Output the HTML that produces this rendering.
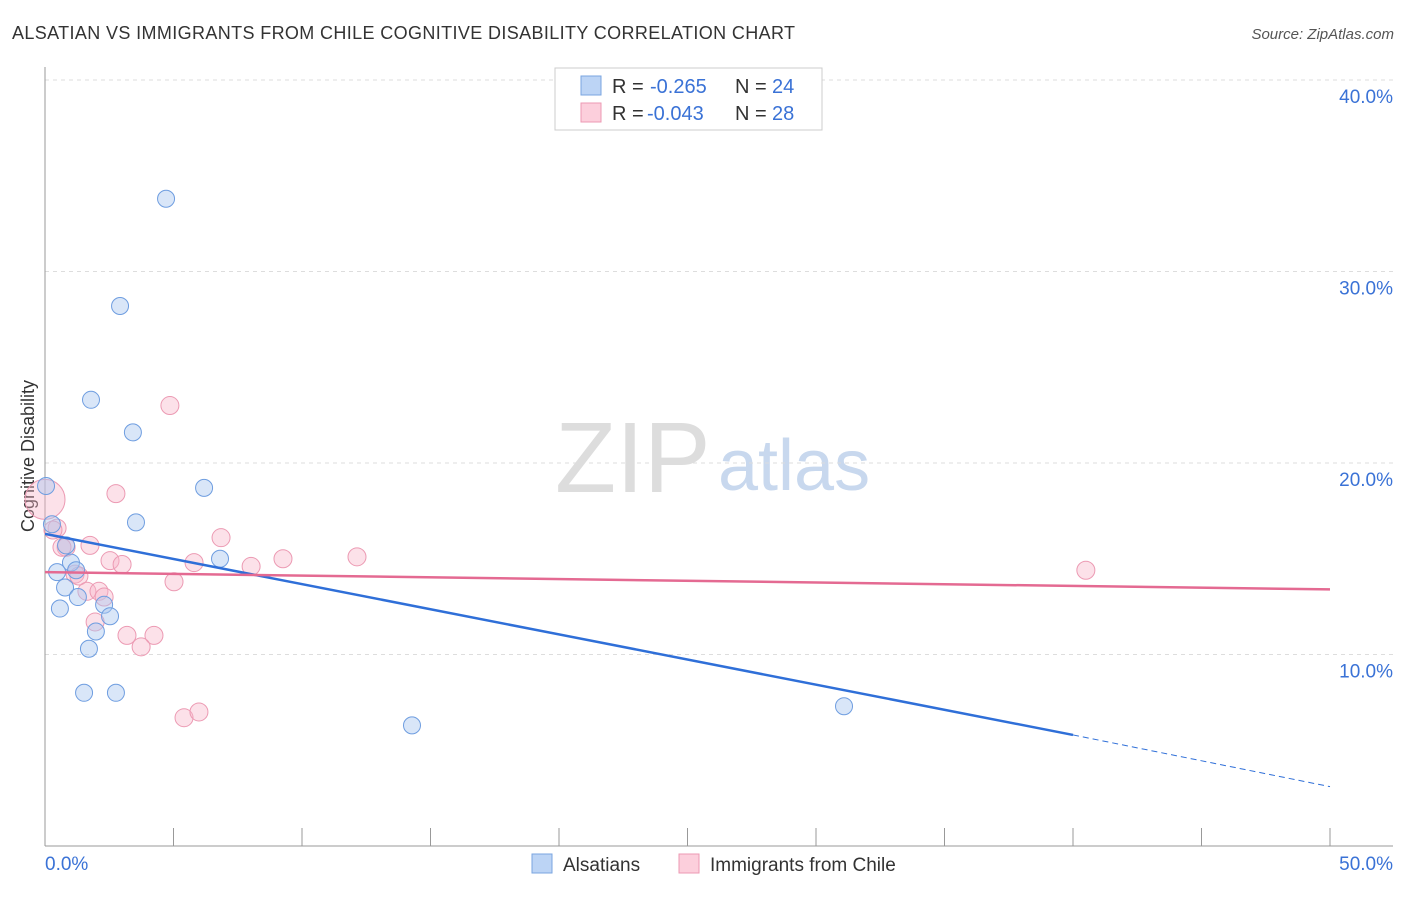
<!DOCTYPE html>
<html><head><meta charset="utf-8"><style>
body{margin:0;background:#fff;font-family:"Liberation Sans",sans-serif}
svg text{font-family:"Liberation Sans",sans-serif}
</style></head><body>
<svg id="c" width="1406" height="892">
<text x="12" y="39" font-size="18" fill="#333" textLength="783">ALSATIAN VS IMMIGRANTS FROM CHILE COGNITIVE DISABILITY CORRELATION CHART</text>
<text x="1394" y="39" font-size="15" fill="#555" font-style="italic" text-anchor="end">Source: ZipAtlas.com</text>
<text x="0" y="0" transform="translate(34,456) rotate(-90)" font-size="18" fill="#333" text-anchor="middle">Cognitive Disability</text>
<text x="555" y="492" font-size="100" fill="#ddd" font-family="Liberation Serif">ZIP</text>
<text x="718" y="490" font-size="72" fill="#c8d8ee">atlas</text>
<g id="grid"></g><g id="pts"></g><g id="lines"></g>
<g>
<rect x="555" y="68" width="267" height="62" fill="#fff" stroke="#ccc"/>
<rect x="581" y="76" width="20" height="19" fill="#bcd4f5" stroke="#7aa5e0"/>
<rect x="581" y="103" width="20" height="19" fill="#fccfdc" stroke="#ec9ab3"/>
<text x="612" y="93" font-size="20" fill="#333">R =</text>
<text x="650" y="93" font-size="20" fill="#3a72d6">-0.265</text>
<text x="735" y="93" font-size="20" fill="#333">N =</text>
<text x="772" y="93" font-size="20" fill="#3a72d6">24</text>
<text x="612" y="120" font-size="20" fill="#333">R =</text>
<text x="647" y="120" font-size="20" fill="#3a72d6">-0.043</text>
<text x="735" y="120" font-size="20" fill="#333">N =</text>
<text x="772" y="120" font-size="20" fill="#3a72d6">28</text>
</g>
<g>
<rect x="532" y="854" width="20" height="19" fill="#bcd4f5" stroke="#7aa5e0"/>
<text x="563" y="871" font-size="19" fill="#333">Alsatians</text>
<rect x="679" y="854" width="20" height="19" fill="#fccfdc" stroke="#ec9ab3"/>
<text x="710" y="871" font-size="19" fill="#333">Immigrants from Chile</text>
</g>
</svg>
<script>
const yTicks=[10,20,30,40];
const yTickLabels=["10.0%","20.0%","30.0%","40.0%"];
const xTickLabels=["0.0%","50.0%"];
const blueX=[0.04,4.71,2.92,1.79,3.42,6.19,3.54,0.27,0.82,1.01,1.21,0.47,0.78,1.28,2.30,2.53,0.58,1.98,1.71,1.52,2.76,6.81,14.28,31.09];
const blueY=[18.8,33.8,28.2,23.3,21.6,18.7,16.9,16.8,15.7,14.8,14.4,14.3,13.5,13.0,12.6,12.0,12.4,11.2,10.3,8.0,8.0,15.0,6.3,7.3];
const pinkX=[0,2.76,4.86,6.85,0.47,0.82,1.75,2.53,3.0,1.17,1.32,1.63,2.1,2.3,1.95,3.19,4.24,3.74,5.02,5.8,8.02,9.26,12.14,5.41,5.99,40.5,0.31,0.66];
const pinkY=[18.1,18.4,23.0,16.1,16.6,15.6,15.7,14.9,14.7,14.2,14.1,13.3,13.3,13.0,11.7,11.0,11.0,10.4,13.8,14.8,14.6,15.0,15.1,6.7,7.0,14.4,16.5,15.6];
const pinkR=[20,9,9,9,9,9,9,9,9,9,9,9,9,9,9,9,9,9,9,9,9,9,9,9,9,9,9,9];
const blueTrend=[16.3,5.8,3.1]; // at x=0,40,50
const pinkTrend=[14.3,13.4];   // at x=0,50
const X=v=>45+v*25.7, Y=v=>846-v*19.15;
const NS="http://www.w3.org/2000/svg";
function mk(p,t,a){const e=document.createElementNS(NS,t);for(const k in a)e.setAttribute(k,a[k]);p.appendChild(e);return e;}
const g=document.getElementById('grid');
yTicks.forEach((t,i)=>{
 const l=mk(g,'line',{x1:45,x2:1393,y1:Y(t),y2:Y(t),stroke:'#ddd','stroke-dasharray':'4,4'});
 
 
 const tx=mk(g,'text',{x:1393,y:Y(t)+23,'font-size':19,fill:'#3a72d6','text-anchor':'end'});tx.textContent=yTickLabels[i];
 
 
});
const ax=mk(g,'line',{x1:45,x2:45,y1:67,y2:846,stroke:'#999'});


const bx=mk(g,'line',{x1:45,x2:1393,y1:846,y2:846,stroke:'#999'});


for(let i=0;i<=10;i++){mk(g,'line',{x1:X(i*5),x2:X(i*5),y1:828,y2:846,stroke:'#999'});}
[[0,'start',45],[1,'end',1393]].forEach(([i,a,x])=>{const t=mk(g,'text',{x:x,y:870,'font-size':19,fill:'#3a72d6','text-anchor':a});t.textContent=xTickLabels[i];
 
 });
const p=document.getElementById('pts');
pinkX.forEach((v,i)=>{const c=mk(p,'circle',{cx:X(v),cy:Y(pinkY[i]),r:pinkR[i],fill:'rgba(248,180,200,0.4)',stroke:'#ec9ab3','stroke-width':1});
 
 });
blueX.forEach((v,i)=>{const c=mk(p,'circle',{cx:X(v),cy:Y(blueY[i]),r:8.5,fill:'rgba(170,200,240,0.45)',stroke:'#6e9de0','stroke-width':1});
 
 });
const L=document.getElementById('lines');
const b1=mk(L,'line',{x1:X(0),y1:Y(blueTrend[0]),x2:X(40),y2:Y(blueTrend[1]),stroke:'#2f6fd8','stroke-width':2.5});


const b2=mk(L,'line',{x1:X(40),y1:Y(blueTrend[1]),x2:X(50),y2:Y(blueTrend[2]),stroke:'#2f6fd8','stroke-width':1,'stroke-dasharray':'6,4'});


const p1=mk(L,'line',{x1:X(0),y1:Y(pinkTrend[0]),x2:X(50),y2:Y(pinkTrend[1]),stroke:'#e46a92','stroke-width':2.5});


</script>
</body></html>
● ● ● ● ●
Give every line back word for word and leave the pictures out.

Output the HTML that produces this rendering.
<!DOCTYPE html>
<html><head><meta charset="utf-8"><style>
body{margin:0;background:#fff;font-family:"Liberation Sans",sans-serif}
svg text{font-family:"Liberation Sans",sans-serif}
</style></head><body>
<svg id="c" width="1406" height="892">
<text x="12" y="39" font-size="18" fill="#333" textLength="783">ALSATIAN VS IMMIGRANTS FROM CHILE COGNITIVE DISABILITY CORRELATION CHART</text>
<text x="1394" y="39" font-size="15" fill="#555" font-style="italic" text-anchor="end">Source: ZipAtlas.com</text>
<text x="0" y="0" transform="translate(34,456) rotate(-90)" font-size="18" fill="#333" text-anchor="middle">Cognitive Disability</text>
<text x="555" y="492" font-size="100" fill="#ddd" font-family="Liberation Serif">ZIP</text>
<text x="718" y="490" font-size="72" fill="#c8d8ee">atlas</text>
<g id="grid"></g><g id="pts"></g><g id="lines"></g>
<g>
<rect x="555" y="68" width="267" height="62" fill="#fff" stroke="#ccc"/>
<rect x="581" y="76" width="20" height="19" fill="#bcd4f5" stroke="#7aa5e0"/>
<rect x="581" y="103" width="20" height="19" fill="#fccfdc" stroke="#ec9ab3"/>
<text x="612" y="93" font-size="20" fill="#333">R =</text>
<text x="650" y="93" font-size="20" fill="#3a72d6">-0.265</text>
<text x="735" y="93" font-size="20" fill="#333">N =</text>
<text x="772" y="93" font-size="20" fill="#3a72d6">24</text>
<text x="612" y="120" font-size="20" fill="#333">R =</text>
<text x="647" y="120" font-size="20" fill="#3a72d6">-0.043</text>
<text x="735" y="120" font-size="20" fill="#333">N =</text>
<text x="772" y="120" font-size="20" fill="#3a72d6">28</text>
</g>
<g>
<rect x="532" y="854" width="20" height="19" fill="#bcd4f5" stroke="#7aa5e0"/>
<text x="563" y="871" font-size="19" fill="#333">Alsatians</text>
<rect x="679" y="854" width="20" height="19" fill="#fccfdc" stroke="#ec9ab3"/>
<text x="710" y="871" font-size="19" fill="#333">Immigrants from Chile</text>
</g>
</svg>
<script>
const yTicks=[10,20,30,40];
const yTickLabels=["10.0%","20.0%","30.0%","40.0%"];
const xTickLabels=["0.0%","50.0%"];
const blueX=[0.04,4.71,2.92,1.79,3.42,6.19,3.54,0.27,0.82,1.01,1.21,0.47,0.78,1.28,2.30,2.53,0.58,1.98,1.71,1.52,2.76,6.81,14.28,31.09];
const blueY=[18.8,33.8,28.2,23.3,21.6,18.7,16.9,16.8,15.7,14.8,14.4,14.3,13.5,13.0,12.6,12.0,12.4,11.2,10.3,8.0,8.0,15.0,6.3,7.3];
const pinkX=[0,2.76,4.86,6.85,0.47,0.82,1.75,2.53,3.0,1.17,1.32,1.63,2.1,2.3,1.95,3.19,4.24,3.74,5.02,5.8,8.02,9.26,12.14,5.41,5.99,40.5,0.31,0.66];
const pinkY=[18.1,18.4,23.0,16.1,16.6,15.6,15.7,14.9,14.7,14.2,14.1,13.3,13.3,13.0,11.7,11.0,11.0,10.4,13.8,14.8,14.6,15.0,15.1,6.7,7.0,14.4,16.5,15.6];
const pinkR=[20,9,9,9,9,9,9,9,9,9,9,9,9,9,9,9,9,9,9,9,9,9,9,9,9,9,9,9];
const blueTrend=[16.3,5.8,3.1]; // at x=0,40,50
const pinkTrend=[14.3,13.4];   // at x=0,50
const X=v=>45+v*25.7, Y=v=>846-v*19.15;
const NS="http://www.w3.org/2000/svg";
function mk(p,t,a){const e=document.createElementNS(NS,t);for(const k in a)e.setAttribute(k,a[k]);p.appendChild(e);return e;}
const g=document.getElementById('grid');
yTicks.forEach((t,i)=>{
 const l=mk(g,'line',{x1:45,x2:1393,y1:Y(t),y2:Y(t),stroke:'#ddd','stroke-dasharray':'4,4'});
 
 
 const tx=mk(g,'text',{x:1393,y:Y(t)+23,'font-size':19,fill:'#3a72d6','text-anchor':'end'});tx.textContent=yTickLabels[i];
 
 
});
const ax=mk(g,'line',{x1:45,x2:45,y1:67,y2:846,stroke:'#999'});


const bx=mk(g,'line',{x1:45,x2:1393,y1:846,y2:846,stroke:'#999'});


for(let i=0;i<=10;i++){mk(g,'line',{x1:X(i*5),x2:X(i*5),y1:828,y2:846,stroke:'#999'});}
[[0,'start',45],[1,'end',1393]].forEach(([i,a,x])=>{const t=mk(g,'text',{x:x,y:870,'font-size':19,fill:'#3a72d6','text-anchor':a});t.textContent=xTickLabels[i];
 
 });
const p=document.getElementById('pts');
pinkX.forEach((v,i)=>{const c=mk(p,'circle',{cx:X(v),cy:Y(pinkY[i]),r:pinkR[i],fill:'rgba(248,180,200,0.4)',stroke:'#ec9ab3','stroke-width':1});
 
 });
blueX.forEach((v,i)=>{const c=mk(p,'circle',{cx:X(v),cy:Y(blueY[i]),r:8.5,fill:'rgba(170,200,240,0.45)',stroke:'#6e9de0','stroke-width':1});
 
 });
const L=document.getElementById('lines');
const b1=mk(L,'line',{x1:X(0),y1:Y(blueTrend[0]),x2:X(40),y2:Y(blueTrend[1]),stroke:'#2f6fd8','stroke-width':2.5});


const b2=mk(L,'line',{x1:X(40),y1:Y(blueTrend[1]),x2:X(50),y2:Y(blueTrend[2]),stroke:'#2f6fd8','stroke-width':1,'stroke-dasharray':'6,4'});


const p1=mk(L,'line',{x1:X(0),y1:Y(pinkTrend[0]),x2:X(50),y2:Y(pinkTrend[1]),stroke:'#e46a92','stroke-width':2.5});


</script>
</body></html>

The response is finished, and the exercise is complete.